The mission of BTOP Express is to provide vulnerable populations within the NIOGA Library System service area with free broadband access, using state of the art technology to increase individuals’ knowledge of employment requirements and resources and improve their computer skills through onsite, personal training.
“The classes have been ongoing since 2011,” Taylor said to the board. “Because I’m one person for three counties, we usually end up twice a month. So, up to four classes. The classes are about two hours, apiece. That can be modified and there would be up to four classes a month. So, two on one day, two on another day. I work Saturdays, as well.”
The programs BTOP Express offers include instructional classes, as well as workshops to bring residents “up to speed” according to a brochure provided by Taylor. BTOP also works with job fairs, festivals and community events. It hosts free workshops throughout Niagara, Orleans and Genesee counties.
“We started in 2011,” Taylor said. “I was originally hired with a grant from the ARRA (American Recovery and Reinvestment ACT) funds from 2009. It was a federal grant that went to states, and the NIOGA Library System applied for it and they got the grant. We got the equipment, the mobile lab and myself to teach.”
In total, the program has served over 8,000 patrons.

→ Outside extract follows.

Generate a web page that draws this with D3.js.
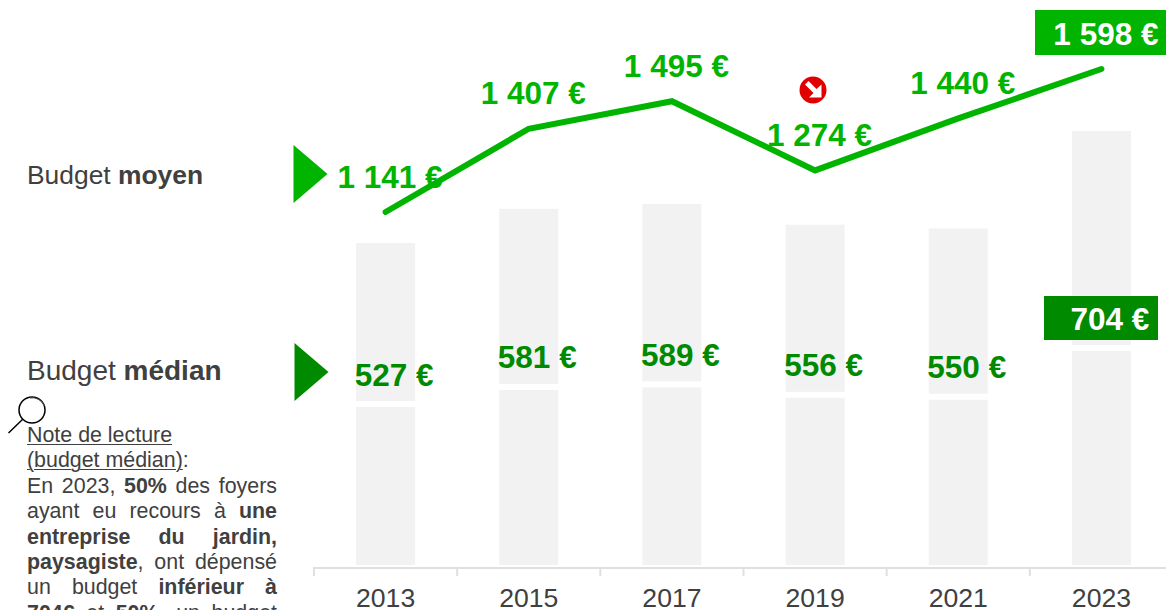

“I work for the NIOGA Library System, so the system supports all of our member libraries,” Taylor explained. “There’s 21 different libraries through the three counties and then including the LaSalle branch, that’s 22 different libraries. (It’s also) for the workforce development sites … there’s one in Albany and there’s one in Batavia that I’ve been teaching at.”
“People who want to update or learn, especially, Microsoft Word and Microsoft Excel, if you do any word processing or spreadsheets programs. Those are the number one and two skills for people who are looking for jobs.”
“It’s open to anyone who wants to come,” she continued. “You don’t have to have a card, you don’t have to belong to the system. If you hear about it and you want to step in, come on in.”
The brochure reads, “NIOGA is one of five e-mobile computing training units with high speed broadband services being deployed in rural locations and underserved communities.
“The e-mobile and public access computer centers will provide online access to job search resources, as well as federal, state and local e-government resources.”
Taylor said the first places she usually approaches are the libraries, but she also goes to workforce development sites and senior centers.
“Wheatfield doesn’t have a library itself, but they are a large municipality,” she said. “We’d like to extend our service and let the residents know that the libraries are out there. When I talked to our executive director, Tom Bindeman, he said to do this for outreach and see if you can talk to the board and see what you can get drum up in the Town of Wheatfield, rather than just going to either Sanborn or to North Tonawanda. I made a few calls. I talked to the town clerk; I talked to a few other people. Wrote a letter and then I got invited to speak to the board.”
Taylor said she’s looking for administrators to book her and her e-mobile experience for “their people.”
Knowing that a group of people is coming is a big help.
“If you’re willing to learn, I can teach just about anybody. You can come in; you can bring in your own device. I also have wireless internet; I have hot spots that I bring,” she said. “I can do more formal classes on the computers, or I can do more informal where I go round-robin around the table. People say, ‘Well, my kids know I like to read and they got me this Paperwhite (tablet). I don’t know what to do with it.’ We can go from there.”